# EXERCISE INSTRUCTIONS:
Reproduce the material word for word; the images stay out.

# DATASET EXTRACT:
###

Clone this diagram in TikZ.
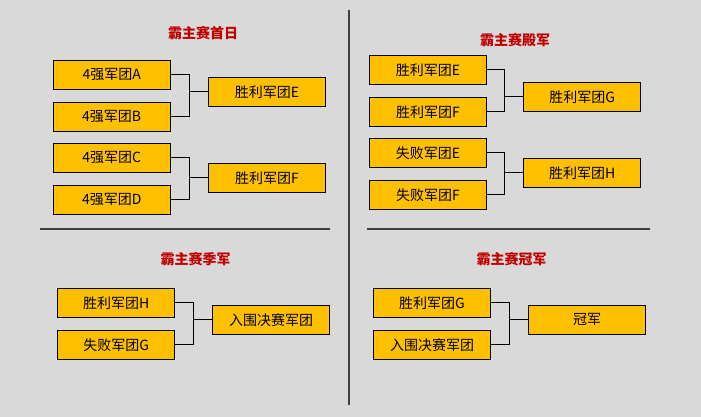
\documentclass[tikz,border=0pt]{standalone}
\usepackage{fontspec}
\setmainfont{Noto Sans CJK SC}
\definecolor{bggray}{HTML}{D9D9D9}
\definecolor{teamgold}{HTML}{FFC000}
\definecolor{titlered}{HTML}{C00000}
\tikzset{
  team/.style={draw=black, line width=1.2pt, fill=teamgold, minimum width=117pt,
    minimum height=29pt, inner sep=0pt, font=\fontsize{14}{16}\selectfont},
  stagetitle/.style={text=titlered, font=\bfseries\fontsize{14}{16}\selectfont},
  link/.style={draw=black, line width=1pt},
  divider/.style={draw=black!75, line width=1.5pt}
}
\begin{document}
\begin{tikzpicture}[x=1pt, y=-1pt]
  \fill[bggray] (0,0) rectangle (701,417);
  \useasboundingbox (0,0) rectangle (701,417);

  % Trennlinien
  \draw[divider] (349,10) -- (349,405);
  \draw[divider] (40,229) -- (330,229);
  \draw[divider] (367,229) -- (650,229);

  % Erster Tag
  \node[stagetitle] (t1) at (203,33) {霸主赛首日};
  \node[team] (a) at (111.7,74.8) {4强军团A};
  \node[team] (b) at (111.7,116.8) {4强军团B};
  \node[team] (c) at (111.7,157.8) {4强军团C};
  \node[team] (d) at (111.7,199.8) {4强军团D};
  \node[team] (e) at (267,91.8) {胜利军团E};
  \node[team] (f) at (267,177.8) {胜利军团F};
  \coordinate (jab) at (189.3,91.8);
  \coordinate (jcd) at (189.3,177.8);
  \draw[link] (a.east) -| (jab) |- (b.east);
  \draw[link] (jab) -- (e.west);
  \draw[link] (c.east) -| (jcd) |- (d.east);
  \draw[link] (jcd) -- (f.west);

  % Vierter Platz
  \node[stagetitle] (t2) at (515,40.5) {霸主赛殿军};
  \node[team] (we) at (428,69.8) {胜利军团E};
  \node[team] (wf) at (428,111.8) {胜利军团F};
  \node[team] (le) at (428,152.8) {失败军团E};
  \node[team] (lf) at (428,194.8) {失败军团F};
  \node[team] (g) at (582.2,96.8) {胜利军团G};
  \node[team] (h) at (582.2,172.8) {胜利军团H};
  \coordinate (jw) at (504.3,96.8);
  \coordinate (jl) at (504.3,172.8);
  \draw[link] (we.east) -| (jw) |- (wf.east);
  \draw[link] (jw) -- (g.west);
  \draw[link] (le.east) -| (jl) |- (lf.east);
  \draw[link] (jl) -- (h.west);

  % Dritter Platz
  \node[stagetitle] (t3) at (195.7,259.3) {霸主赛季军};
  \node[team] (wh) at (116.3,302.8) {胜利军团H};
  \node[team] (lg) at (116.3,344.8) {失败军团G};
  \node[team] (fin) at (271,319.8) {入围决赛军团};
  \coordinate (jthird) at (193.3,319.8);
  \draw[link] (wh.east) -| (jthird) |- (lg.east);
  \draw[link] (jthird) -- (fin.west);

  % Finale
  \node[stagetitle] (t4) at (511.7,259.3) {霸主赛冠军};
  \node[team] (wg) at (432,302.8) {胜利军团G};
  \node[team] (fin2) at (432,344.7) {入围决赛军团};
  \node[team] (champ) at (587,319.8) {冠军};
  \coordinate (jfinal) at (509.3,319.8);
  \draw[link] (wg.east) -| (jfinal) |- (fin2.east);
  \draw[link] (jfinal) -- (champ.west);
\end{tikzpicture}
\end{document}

###

# CORRECT OUTPUT:
Clone this diagram in TikZ.
\documentclass[tikz,border=0pt]{standalone}
\usepackage{fontspec}
\setmainfont{Noto Sans CJK SC}
\definecolor{bggray}{HTML}{D9D9D9}
\definecolor{teamgold}{HTML}{FFC000}
\definecolor{titlered}{HTML}{C00000}
\tikzset{
  team/.style={draw=black, line width=1.2pt, fill=teamgold, minimum width=117pt,
    minimum height=29pt, inner sep=0pt, font=\fontsize{14}{16}\selectfont},
  stagetitle/.style={text=titlered, font=\bfseries\fontsize{14}{16}\selectfont},
  link/.style={draw=black, line width=1pt},
  divider/.style={draw=black!75, line width=1.5pt}
}
\begin{document}
\begin{tikzpicture}[x=1pt, y=-1pt]
  \fill[bggray] (0,0) rectangle (701,417);
  \useasboundingbox (0,0) rectangle (701,417);

  % Trennlinien
  \draw[divider] (349,10) -- (349,405);
  \draw[divider] (40,229) -- (330,229);
  \draw[divider] (367,229) -- (650,229);

  % Erster Tag
  \node[stagetitle] (t1) at (203,33) {霸主赛首日};
  \node[team] (a) at (111.7,74.8) {4强军团A};
  \node[team] (b) at (111.7,116.8) {4强军团B};
  \node[team] (c) at (111.7,157.8) {4强军团C};
  \node[team] (d) at (111.7,199.8) {4强军团D};
  \node[team] (e) at (267,91.8) {胜利军团E};
  \node[team] (f) at (267,177.8) {胜利军团F};
  \coordinate (jab) at (189.3,91.8);
  \coordinate (jcd) at (189.3,177.8);
  \draw[link] (a.east) -| (jab) |- (b.east);
  \draw[link] (jab) -- (e.west);
  \draw[link] (c.east) -| (jcd) |- (d.east);
  \draw[link] (jcd) -- (f.west);

  % Vierter Platz
  \node[stagetitle] (t2) at (515,40.5) {霸主赛殿军};
  \node[team] (we) at (428,69.8) {胜利军团E};
  \node[team] (wf) at (428,111.8) {胜利军团F};
  \node[team] (le) at (428,152.8) {失败军团E};
  \node[team] (lf) at (428,194.8) {失败军团F};
  \node[team] (g) at (582.2,96.8) {胜利军团G};
  \node[team] (h) at (582.2,172.8) {胜利军团H};
  \coordinate (jw) at (504.3,96.8);
  \coordinate (jl) at (504.3,172.8);
  \draw[link] (we.east) -| (jw) |- (wf.east);
  \draw[link] (jw) -- (g.west);
  \draw[link] (le.east) -| (jl) |- (lf.east);
  \draw[link] (jl) -- (h.west);

  % Dritter Platz
  \node[stagetitle] (t3) at (195.7,259.3) {霸主赛季军};
  \node[team] (wh) at (116.3,302.8) {胜利军团H};
  \node[team] (lg) at (116.3,344.8) {失败军团G};
  \node[team] (fin) at (271,319.8) {入围决赛军团};
  \coordinate (jthird) at (193.3,319.8);
  \draw[link] (wh.east) -| (jthird) |- (lg.east);
  \draw[link] (jthird) -- (fin.west);

  % Finale
  \node[stagetitle] (t4) at (511.7,259.3) {霸主赛冠军};
  \node[team] (wg) at (432,302.8) {胜利军团G};
  \node[team] (fin2) at (432,344.7) {入围决赛军团};
  \node[team] (champ) at (587,319.8) {冠军};
  \coordinate (jfinal) at (509.3,319.8);
  \draw[link] (wg.east) -| (jfinal) |- (fin2.east);
  \draw[link] (jfinal) -- (champ.west);
\end{tikzpicture}
\end{document}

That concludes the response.